I have taught calculus for a number of years, to high school students and adults alike, and I believe that there are four basic steps to succeeding in calculus:

Make sure to understand what the major vocabulary words mean. This book will present all important vocabulary terms in simple English, so you understand not only what the terms mean, but how they apply to the rest of your knowledge.

Sift through the complicated wording of the important calculus theorems and strip away the difficult language. Math is just as foreign a language as French or Spanish to someone who doesn’t enjoy numbers, but that doesn’t mean you can’t understand complicated mathematical theorems. I will translate every theorem into plain English and make all the underlying implications perfectly clear.

Develop a mathematical instinct. As you read, I will help you recognize subtle clues presented by calculus problems. Most problems do everything but tell you exactly how they must be solved. If you read carefully, you will develop an instinct, a feeling that will tingle in your inner fiber and guide you toward the right answers. This comes with practice, practice, practice, so I’ll provide sample problems with detailed solutions to help you navigate the muddy waters of calculus.
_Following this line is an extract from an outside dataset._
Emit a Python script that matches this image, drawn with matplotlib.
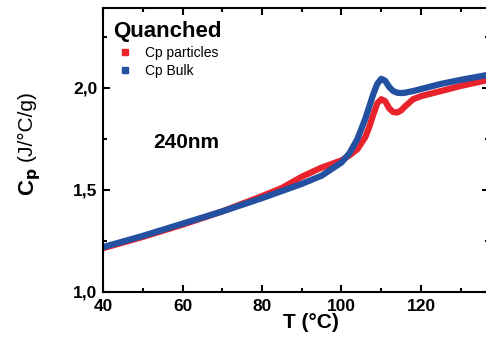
import numpy as np
import matplotlib.pyplot as plt
from matplotlib.lines import Line2D
from matplotlib.ticker import MultipleLocator, FuncFormatter

plt.rcParams['font.family'] = ['Liberation Sans', 'DejaVu Sans']

# temperatura (°C)
T = [40, 50, 60, 70, 80, 85, 90, 95, 100, 102, 104, 106, 107, 108, 109, 110, 111, 112,
     113, 114, 115, 116, 118, 120, 125, 130, 137]
# Cp bulk (J/°C/g)
cp_bulk = [1.22, 1.275, 1.335, 1.395, 1.46, 1.495, 1.53, 1.57, 1.635, 1.68, 1.75, 1.85, 1.91,
           1.97, 2.02, 2.045, 2.035, 2.005, 1.985, 1.977, 1.975, 1.977, 1.985, 1.995, 2.02,
           2.04, 2.065]
# Cp particulas (J/°C/g)
cp_part = [1.215, 1.27, 1.33, 1.395, 1.47, 1.51, 1.565, 1.61, 1.645, 1.67, 1.70, 1.76, 1.81,
           1.87, 1.925, 1.945, 1.935, 1.90, 1.882, 1.88, 1.89, 1.91, 1.945, 1.96, 1.985,
           2.01, 2.04]

red = '#e8232b'
blue = '#2350a0'

fig = plt.figure(figsize=(4.86, 3.45), dpi=100)
ax = fig.add_axes([103/486, 53/345, 386/486, 284/345])

ax.plot(T, cp_part, color=red, lw=4.5, solid_capstyle='butt')
ax.plot(T, cp_bulk, color=blue, lw=4.5, solid_capstyle='butt')

ax.set_xlim(40, 40 + 386/3.975)
ax.set_ylim(1.0, 1.0 + 284/204)
ax.xaxis.set_major_locator(MultipleLocator(20))
ax.xaxis.set_minor_locator(MultipleLocator(10))
ax.yaxis.set_major_locator(MultipleLocator(0.5))
ax.yaxis.set_minor_locator(MultipleLocator(0.25))
ax.yaxis.set_major_formatter(FuncFormatter(lambda v, p: ('%.1f' % v).replace('.', ',')))
ax.tick_params(which='both', direction='in', top=True, right=True, width=1.5)
ax.tick_params(which='major', length=5, labelsize=12.5)
ax.tick_params(axis='x', which='major', pad=5)
ax.tick_params(axis='y', which='major', pad=4)
ax.tick_params(which='minor', length=3)
for lab in ax.get_xticklabels() + ax.get_yticklabels():
    lab.set_fontweight('bold')
for s in ax.spines.values():
    s.set_linewidth(1.5)

ax.set_xlabel('T (°C)', fontsize=15, fontweight='bold')
ax.xaxis.set_label_coords((311 - 103) / 386, -(322 - 292) / 284)
ax.xaxis.label.set_va('center')

fig.text(30/486, 1 - 196/345, 'C$_\\mathbf{p}$', rotation=90, fontsize=16, fontweight='bold',
         ha='center', va='bottom')
fig.text(26/486, 1 - 161/345, '(J/°C/g)', rotation=90, fontsize=15,
         ha='center', va='bottom')

handles = [Line2D([], [], ls='none', marker='s', ms=4, color=red),
           Line2D([], [], ls='none', marker='s', ms=4, color=blue)]
leg = ax.legend(handles, ['Cp particles', 'Cp Bulk'], loc='upper left', title='Quanched',
                frameon=False, fontsize=10, handlelength=1.7, handletextpad=0.6,
                borderaxespad=0, borderpad=0.4, labelspacing=0.3,
                bbox_to_anchor=(0.0114, 0.975))
leg.get_title().set_fontsize(16)
leg.get_title().set_fontweight('bold')
leg._legend_box.align = 'left'

ax.text(61, 1.735, '240nm', fontsize=15, fontweight='bold', ha='center', va='center')

fig.savefig('out.png', dpi=100)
Sometimes you just have to memorize. There are some very advanced topics covered in calculus that are hard to prove. In fact, many theorems cannot be proven until you take much more advanced math courses. Whenever I think that proving a theorem will help you understand it better, I will do so and discuss it in detail. However, if a formula, rule, or theorem has a proof that I deem unimportant to your mastering the topic in question, I will omit it, and you’ll just have to trust me that it’s for the best.

The Least You Need to Know

  • Calculus is the culmination of algebra and geometry.
  • Calculus as a tool enables us to achieve greater feats than the mathematics courses that precede it.
  • Limits are foundational to calculus.
  • Newton and Leibniz both discovered calculus independently, though Newton discovered it first.
  • With time and dedication, anyone can be a successful calculus student.